WITH their sixth album (and third one to be a helpfully colour-coded self-titled album), Weezer have made their most confused record to date.
In an attempt to be brave, diverse and different, frontman Rivers Cuomo and company have delivered a couple of rippers amid some of the lamest and cheesiest songs ever.
The biggest silver lining to this lame cloud is The Greatest Man That Ever Lived, an astonishing epic that runs through 10 different musical sections (including gospel, hip-hop, sleaze-rock and punk) in nearly six minutes and plays like a mini-history of 20th century music.

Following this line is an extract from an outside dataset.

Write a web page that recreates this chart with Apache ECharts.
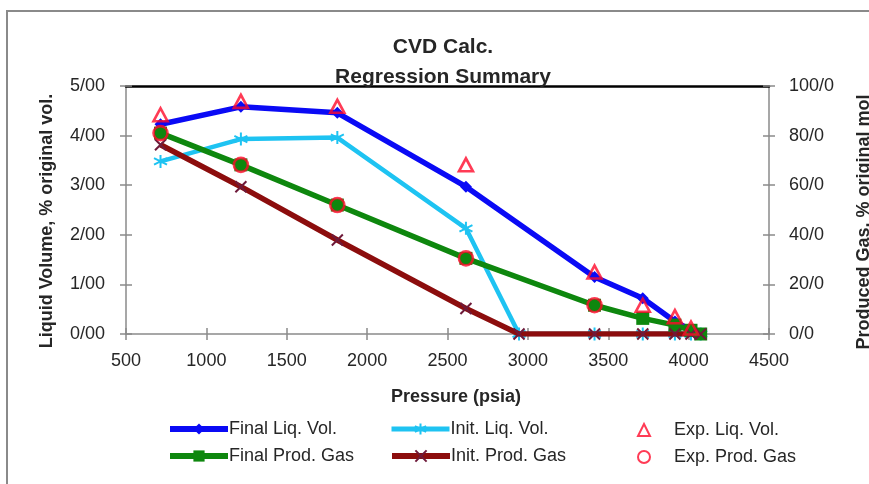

A sense of false bravado is constant through the first half of the album, and works well on catchy opener Troublemaker and The Greatest Man That Ever Lived before becoming cheeky and quirky on the bizarre single Pork And Beans.
Unfortunately it's mostly downhill from there. Heart Songs, in which Cuomo reads a shopping list of all the bands that influenced him, is about the sappiest piece of dross he's ever written, complete with a schmaltzy boy band-ish chorus of ``these are the songs, these are my heart songs''. The song is only notable for mentioning both Debbie Gibson and Eddie Rabbit as well as Slayer and Judas Priest.
Things get worse on Everybody Get Dangerous which comes off as Limp Bizkit-lite (and that's never a good thing).
Input from the other members helps redeem the album. Cuomo's co-write with bassist Scott Shriner Cold Dark World is okay while drummer Pat Wilson's Automatic is solid.
But the bad and passable tracks outnumber the killer tracks massively and even the trademark Weezer moments are few.
Weezer have struck out, for the second album in a row.